▶ [TO BE DONE]: Restate each of the lines below word for word and drop every picture.

▶ [DATA LINES]:
╭──

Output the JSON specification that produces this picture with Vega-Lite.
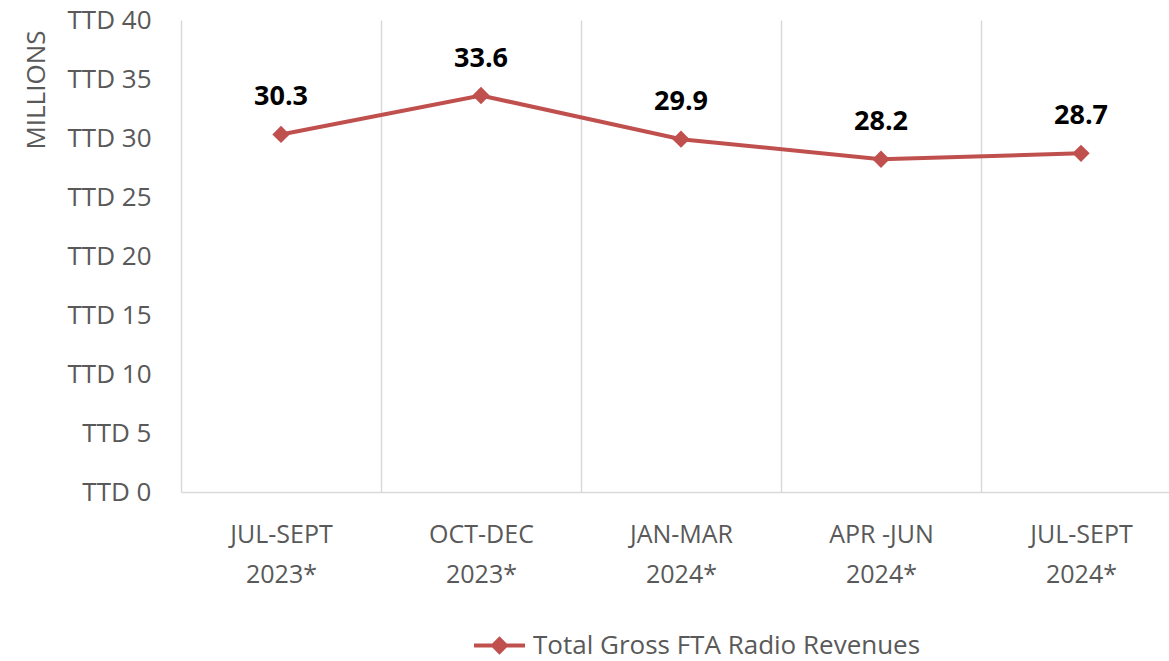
{
  "$schema": "https://vega.github.io/schema/vega-lite/v6.json",
  "width": 988,
  "height": 472,
  "autosize": {"type": "none"},
  "padding": {"left": 181, "top": 20, "right": 0, "bottom": 169},
  "background": "white",
  "config": {
    "view": {"stroke": null},
    "font": "Open Sans"
  },
  "data": {
    "values": [
      {"quarter": "JUL-SEPT 2023*", "value": 30.3, "series": "Total Gross FTA Radio Revenues"},
      {"quarter": "OCT-DEC 2023*", "value": 33.6, "series": "Total Gross FTA Radio Revenues"},
      {"quarter": "JAN-MAR 2024*", "value": 29.9, "series": "Total Gross FTA Radio Revenues"},
      {"quarter": "APR -JUN 2024*", "value": 28.2, "series": "Total Gross FTA Radio Revenues"},
      {"quarter": "JUL-SEPT 2024*", "value": 28.7, "series": "Total Gross FTA Radio Revenues"}
    ]
  },
  "encoding": {
    "x": {
      "field": "quarter",
      "type": "nominal",
      "sort": null,
      "scale": {"type": "band", "paddingInner": 0, "paddingOuter": 0, "range": [0, 1000]},
      "axis": {
        "title": null,
        "labelAngle": 0,
        "labelExpr": "[slice(datum.label, 0, -6), slice(datum.label, -5)]",
        "labelFont": "Open Sans",
        "labelFontSize": 25,
        "labelColor": "#595959",
        "labelLineHeight": 40,
        "labelPadding": 30,
        "labelBaseline": "top",
        "ticks": false,
        "tickSize": 0,
        "tickBand": "extent",
        "grid": true,
        "gridColor": "#d9d9d9",
        "gridWidth": 1.5,
        "domainColor": "#d9d9d9",
        "domainWidth": 1.5
      }
    },
    "y": {
      "field": "value",
      "type": "quantitative",
      "scale": {"domain": [0, 40]},
      "axis": {
        "title": "MILLIONS",
        "titleFont": "Open Sans",
        "titleFontSize": 26,
        "titleFontWeight": "normal",
        "titleColor": "#595959",
        "titleAnchor": "end",
        "titlePadding": 18,
        "titleY": 10,
        "values": [0, 5, 10, 15, 20, 25, 30, 35, 40],
        "labelExpr": "'TTD ' + datum.value",
        "labelFont": "Open Sans",
        "labelFontSize": 26,
        "labelColor": "#595959",
        "labelPadding": 30,
        "ticks": false,
        "tickSize": 0,
        "domain": false,
        "grid": false
      }
    }
  },
  "layer": [
    {
      "mark": {"type": "line", "strokeWidth": 4},
      "encoding": {
        "color": {
          "field": "series",
          "type": "nominal",
          "scale": {"range": ["#C0504D"]},
          "legend": {
            "title": null,
            "orient": "none",
            "legendX": 291,
            "legendY": 598,
            "labelFont": "Open Sans",
            "labelFontSize": 26,
            "labelColor": "#595959",
            "labelLimit": 700,
            "symbolType": "M-1,0L1,0M-0.25,0L0,-0.25L0.25,0L0,0.25Z",
            "symbolSize": 2601,
            "symbolStrokeWidth": 4,
            "labelOffset": 6,
            "encode": {
              "symbols": {
                "update": {
                  "fill": {"value": "#C0504D"},
                  "stroke": {"value": "#C0504D"},
                  "strokeWidth": {"value": 4}
                }
              }
            }
          }
        }
      }
    },
    {
      "mark": {"type": "point", "shape": "diamond", "filled": true, "size": 300, "color": "#C0504D", "opacity": 1}
    },
    {
      "mark": {"type": "text", "dy": -37, "font": "Open Sans", "fontWeight": "bold", "fontSize": 27, "color": "black", "baseline": "middle"},
      "encoding": {
        "text": {"field": "value", "type": "quantitative", "format": ".1f"}
      }
    }
  ]
}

╰──

▶ [FULL SOLUTION]:
Output the JSON specification that produces this picture with Vega-Lite.
{
  "$schema": "https://vega.github.io/schema/vega-lite/v6.json",
  "width": 988,
  "height": 472,
  "autosize": {"type": "none"},
  "padding": {"left": 181, "top": 20, "right": 0, "bottom": 169},
  "background": "white",
  "config": {
    "view": {"stroke": null},
    "font": "Open Sans"
  },
  "data": {
    "values": [
      {"quarter": "JUL-SEPT 2023*", "value": 30.3, "series": "Total Gross FTA Radio Revenues"},
      {"quarter": "OCT-DEC 2023*", "value": 33.6, "series": "Total Gross FTA Radio Revenues"},
      {"quarter": "JAN-MAR 2024*", "value": 29.9, "series": "Total Gross FTA Radio Revenues"},
      {"quarter": "APR -JUN 2024*", "value": 28.2, "series": "Total Gross FTA Radio Revenues"},
      {"quarter": "JUL-SEPT 2024*", "value": 28.7, "series": "Total Gross FTA Radio Revenues"}
    ]
  },
  "encoding": {
    "x": {
      "field": "quarter",
      "type": "nominal",
      "sort": null,
      "scale": {"type": "band", "paddingInner": 0, "paddingOuter": 0, "range": [0, 1000]},
      "axis": {
        "title": null,
        "labelAngle": 0,
        "labelExpr": "[slice(datum.label, 0, -6), slice(datum.label, -5)]",
        "labelFont": "Open Sans",
        "labelFontSize": 25,
        "labelColor": "#595959",
        "labelLineHeight": 40,
        "labelPadding": 30,
        "labelBaseline": "top",
        "ticks": false,
        "tickSize": 0,
        "tickBand": "extent",
        "grid": true,
        "gridColor": "#d9d9d9",
        "gridWidth": 1.5,
        "domainColor": "#d9d9d9",
        "domainWidth": 1.5
      }
    },
    "y": {
      "field": "value",
      "type": "quantitative",
      "scale": {"domain": [0, 40]},
      "axis": {
        "title": "MILLIONS",
        "titleFont": "Open Sans",
        "titleFontSize": 26,
        "titleFontWeight": "normal",
        "titleColor": "#595959",
        "titleAnchor": "end",
        "titlePadding": 18,
        "titleY": 10,
        "values": [0, 5, 10, 15, 20, 25, 30, 35, 40],
        "labelExpr": "'TTD ' + datum.value",
        "labelFont": "Open Sans",
        "labelFontSize": 26,
        "labelColor": "#595959",
        "labelPadding": 30,
        "ticks": false,
        "tickSize": 0,
        "domain": false,
        "grid": false
      }
    }
  },
  "layer": [
    {
      "mark": {"type": "line", "strokeWidth": 4},
      "encoding": {
        "color": {
          "field": "series",
          "type": "nominal",
          "scale": {"range": ["#C0504D"]},
          "legend": {
            "title": null,
            "orient": "none",
            "legendX": 291,
            "legendY": 598,
            "labelFont": "Open Sans",
            "labelFontSize": 26,
            "labelColor": "#595959",
            "labelLimit": 700,
            "symbolType": "M-1,0L1,0M-0.25,0L0,-0.25L0.25,0L0,0.25Z",
            "symbolSize": 2601,
            "symbolStrokeWidth": 4,
            "labelOffset": 6,
            "encode": {
              "symbols": {
                "update": {
                  "fill": {"value": "#C0504D"},
                  "stroke": {"value": "#C0504D"},
                  "strokeWidth": {"value": 4}
                }
              }
            }
          }
        }
      }
    },
    {
      "mark": {"type": "point", "shape": "diamond", "filled": true, "size": 300, "color": "#C0504D", "opacity": 1}
    },
    {
      "mark": {"type": "text", "dy": -37, "font": "Open Sans", "fontWeight": "bold", "fontSize": 27, "color": "black", "baseline": "middle"},
      "encoding": {
        "text": {"field": "value", "type": "quantitative", "format": ".1f"}
      }
    }
  ]
}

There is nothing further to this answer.